The money won’t come from manufacturing exports: that is Kenya’s weak engine. Manufacturing stagnated a long time ago in Kenya, though it has been the driving force of other successful emerging economies. Ten years ago, manufacturing accounted for 11 percent of Kenya’s economy–and it is the same today, despite a decline in the share of agriculture from 30 percent to 25 percent. Kenya’s growth has been in services, particularly transport and telecommunications, reflecting the resurgence of Kenya Airways and Kenya’s telecom revolution.
If you import a lot, you need enough dollars to pay for these imports. Ideally, exports will give you everything you need. When exports aren’t enough—which is the situation in Kenya today– the gap needs to be filled through other financial inflows, including remittances, private investment, and support from development partners.
In Kenya, over the last six months, the share of short-term flows has increased substantially. This “footloose capital” makes Kenya even more vulnerable to shocks. It often just takes a single event – even if it is completely unrelated to Kenya – to prompt these short-term flows to leave the country as quickly as they came in. This is Kenya’s overheating engine.

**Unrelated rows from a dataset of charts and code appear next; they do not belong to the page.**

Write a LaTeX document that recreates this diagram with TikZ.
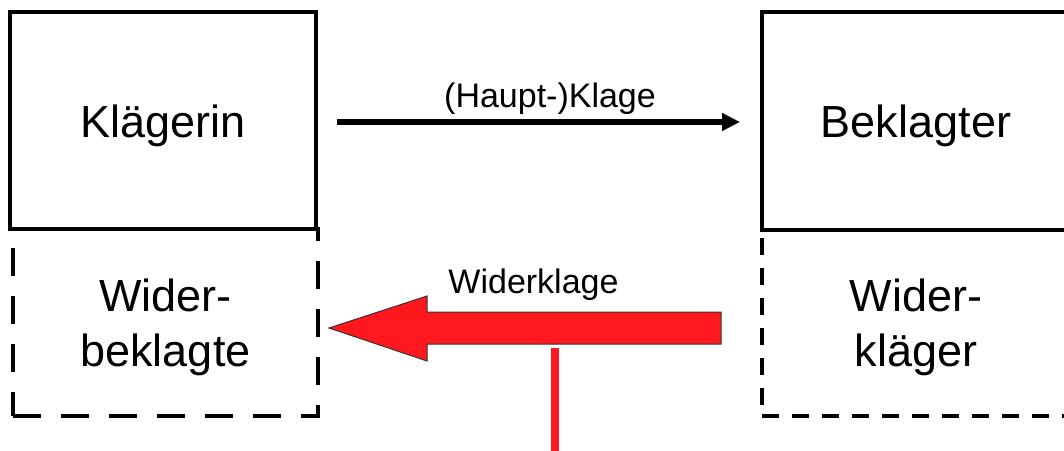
\documentclass[tikz,border=0pt]{standalone}
\usepackage{fontspec}
\setmainfont{Liberation Sans}
\usetikzlibrary{arrows.meta}
\definecolor{kred}{RGB}{255,24,30}
\newcommand{\lowered}[1]{\raisebox{-5pt}[\height][\depth]{#1}}
\newcommand{\twolines}[2]{\lowered{\begin{tabular}{@{}c@{}}#1\\#2\end{tabular}}}
\begin{document}
\begin{tikzpicture}[x=1pt,y=-1pt,
  partybox/.style={line width=4pt, inner sep=0pt, align=center,
    font=\fontsize{45}{55}\selectfont},
  solidbox/.style={partybox, draw},
  lbl/.style={font=\fontsize{34}{40}\selectfont, inner sep=0pt, anchor=base}]
\useasboundingbox (0,0) rectangle (1064,450);
% dashed lower boxes
\node[partybox, draw, dash pattern=on 28pt off 20pt, minimum width=305pt, minimum height=187pt]
  (wb) at (165.5,322.5) {\twolines{Wider-}{beklagte}};
\node[partybox, draw, dash pattern=on 17pt off 13pt, minimum width=308pt, minimum height=186pt]
  (wk) at (916,323) {\twolines{Wider-}{kläger}};
% solid upper boxes
\node[solidbox, minimum width=306pt, minimum height=217pt] (kl) at (163,120.5) {\lowered{Klägerin}};
\node[solidbox, minimum width=308pt, minimum height=218pt] (bk) at (916,121) {\lowered{Beklagter}};
% main claim
\coordinate (hs) at (337,122);
\coordinate (he) at (740,122);
\draw[line width=6pt, -{Triangle[length=18pt,width=17pt]}] (hs) -- (he);
\node[lbl] (hl) at (550,107) {(Haupt-)Klage};
% counterclaim block arrow
\coordinate (tip) at (329,328);
\draw[fill=kred, draw=black!80, line width=1pt]
  (721,312) -- (427,312) -- (427,296) -- (tip) -- (427,361) -- (427,344) -- (721,344) -- cycle;
\node[lbl] (wl) at (533.5,293) {Widerklage};
% red line
\coordinate (rtop) at (555,348);
\coordinate (rbot) at (555,452);
\draw[kred, line width=8pt] (rtop) -- (rbot);
\end{tikzpicture}
\end{document}
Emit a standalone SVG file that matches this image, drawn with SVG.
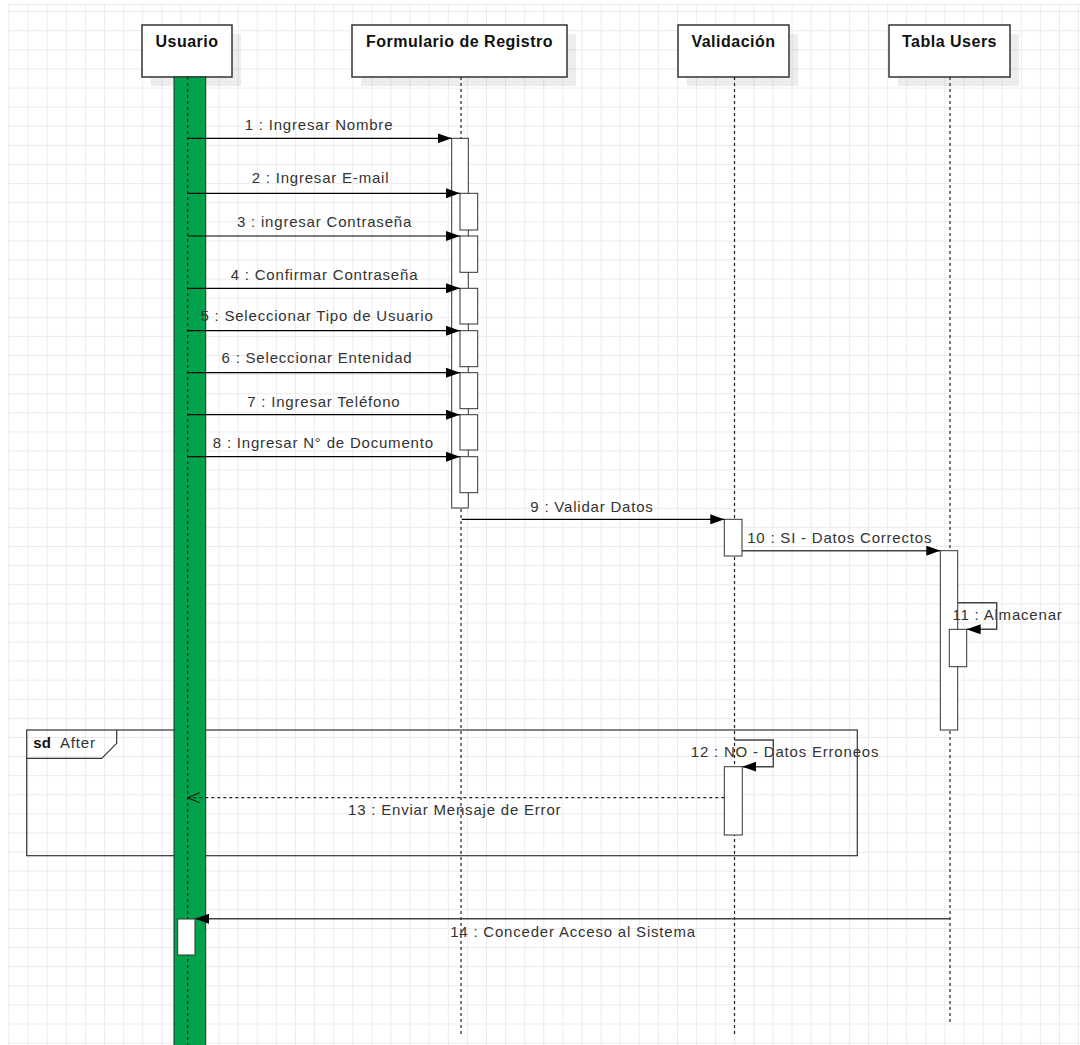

A weakening Shilling is not necessarily bad for Kenya’s economy. It can help to rebalance Kenya’s economy in the medium term, by making imports more expensive and exports more competitive in the countries where those exports are bought, thus adding to export earnings.
Unfortunately, in Kenya, high inflation has been eating away some of the benefits that it would get from a weaker exchange rate, thus creating additional pressure on the Shilling. If investors, local and international, think their money will lose its value in Kenya very quickly – which happens when inflation is high – they tend to move it to countries where it will hold its value over the medium-term.
If policy makers are not careful, Kenya could well end-up in a vicious cycle where high food and fuel prices lead to higher inflation, which in turn weakens the exchange rate, which raises the cost of imports, which further increases inflation. This would be a bad outcome for Kenya. Even if international food and fuel prices decline – which they did since August – inflation can still go up: indeed, it reached a new peak at 17.3 percent in September.
The economic storm which was already brewing in the first half of 2011 has now reached full force and has accentuated Kenya’s structural weaknesses. The turbulence in Egypt meant fewer tea exports to one of Kenya’s main markets. The subsequent struggle in Libya increased global oil prices and the import bill.
Now, the next storm is approaching and it could become a hurricane, not just for Kenya: the Euro crisis and the apparent helplessness of European policy makers to deal with it, is having repercussions across the world, including Africa.
Two of Kenya’s key exports and foreign exchange earners, tourism and horticulture, still depend largely on European markets. Flowers and vacations are luxury goods, and are among the first purchases that Europeans will cut-off if they go into a full-fledged economic crisis.
What should the pilot do if one engine is failing, the other one is overheating, with the plane tilting, and a hurricane is approaching? Here’s what not to do: adopting strategies that have demonstrably not worked in the past, such as adopting price controls or establishing parallel currency markets, which have proven to be disastrous in many countries—including here in Kenya—and we need to avoid these proven mistakes this time around.
If I were in that plane, I would want the pilot to bring it down quickly and safely. While on the ground, the engines could be repaired and adjusted, as the hurricane passes by; it will take you longer to get home, but you will live to reunite with your family.
There are many measures that the government can take to get Kenya’s “economic plane” safely on the ground. One of them has been taken by the Central Bank last week when it increased benchmark interest rates from 7 to 11 percent. This can contribute to controlling inflation and the next weeks will tell if this measure was sufficient. The risk is that it will also cool the economy. While unpopular, such measures are needed to reestablish Kenya’s macroeconomic credibility and help the economy in the medium-term. This is the price to pay in order to retain investments and avoid a crash.